In the instant case, the 39 fraud and false statement counts cover 23 different patients treated by defendant. Several of the claims (based on Counts 24, 41, 43, 44, 45, and 49 in defendant's criminal indictment), were submitted on the same date and with respect to the same patient as other, independent claims. Thus, if this Court possessed discretion, it could perhaps calculate the total forfeiture penalty by awarding $2,000 per patient, or $46,000; by eliminating subsequent claims on the same day as to the same patient, yielding a total forfeiture penalty of $66,000; or even, as defendant urges, by treating plaintiff's mail fraud actions and false claims submissions as each constituting one forfeiture claim, and thus imposing a total penalty of $4,000.
The Court is troubled by the possibility that a forfeiture penalty automatically applied to each proved count of a criminal Medicare fraud indictment could work an injustice in a particular case, but cannot conclude from the statute or its legislative history that the Court has discretion to reduce either the number of claims upon which the forfeiture is sought or the amount of the forfeiture awards. The result in the instant case might be different if the Court of Appeals for this circuit were to hold that district courts possessed such discretion under the FCA. However, absent such a holding, this Court will follow the formula for FCA damage calculations employed by Judge Edward Weinfeld in United States v.
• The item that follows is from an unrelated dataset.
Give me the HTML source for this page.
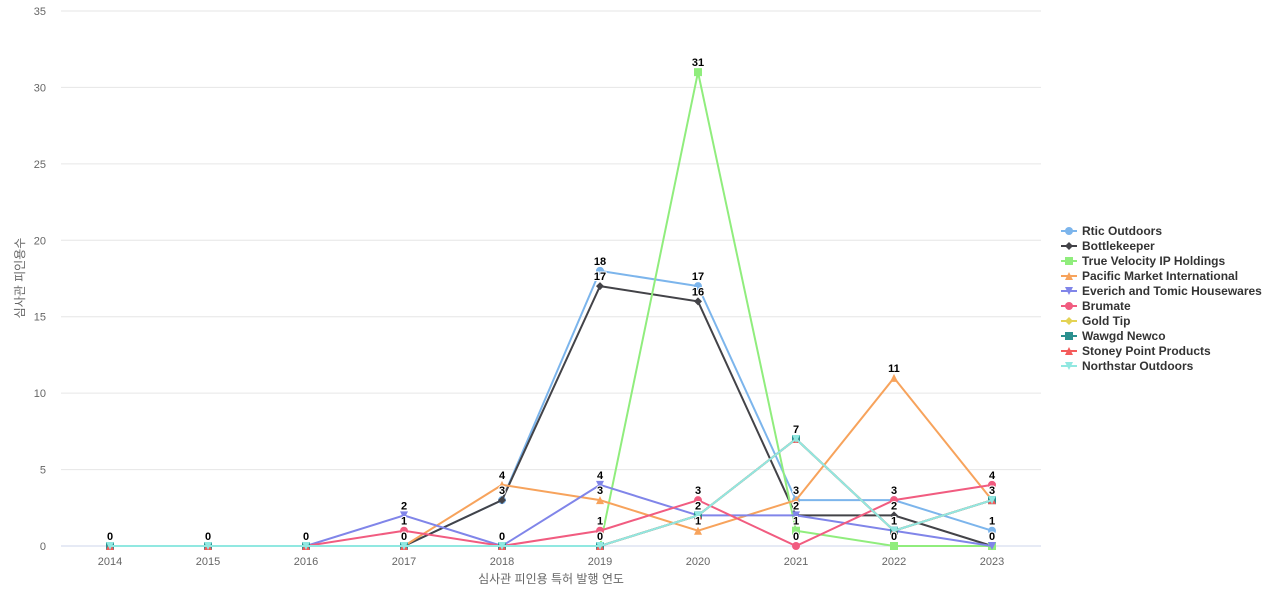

Jacobson, supra, 467 F. Supp. at 508, which mandates a $2,000 penalty for each false invoice submitted by a defendant. Accordingly, the Court awards plaintiff $2,000 on each of its 39 FCA claims, for a total forfeiture of $78,000.
To summarize, the Court awards plaintiff $1,098.08, pursuant to the FCA "double damage" remedy, and $78,000, pursuant to the statute's forfeiture provision, for a total award of $79,098.08.
CONCLUSIONPlaintiff's motion for partial summary judgment is granted. The Court awards plaintiff $79,098.08 damages on 39 of its FCA claims.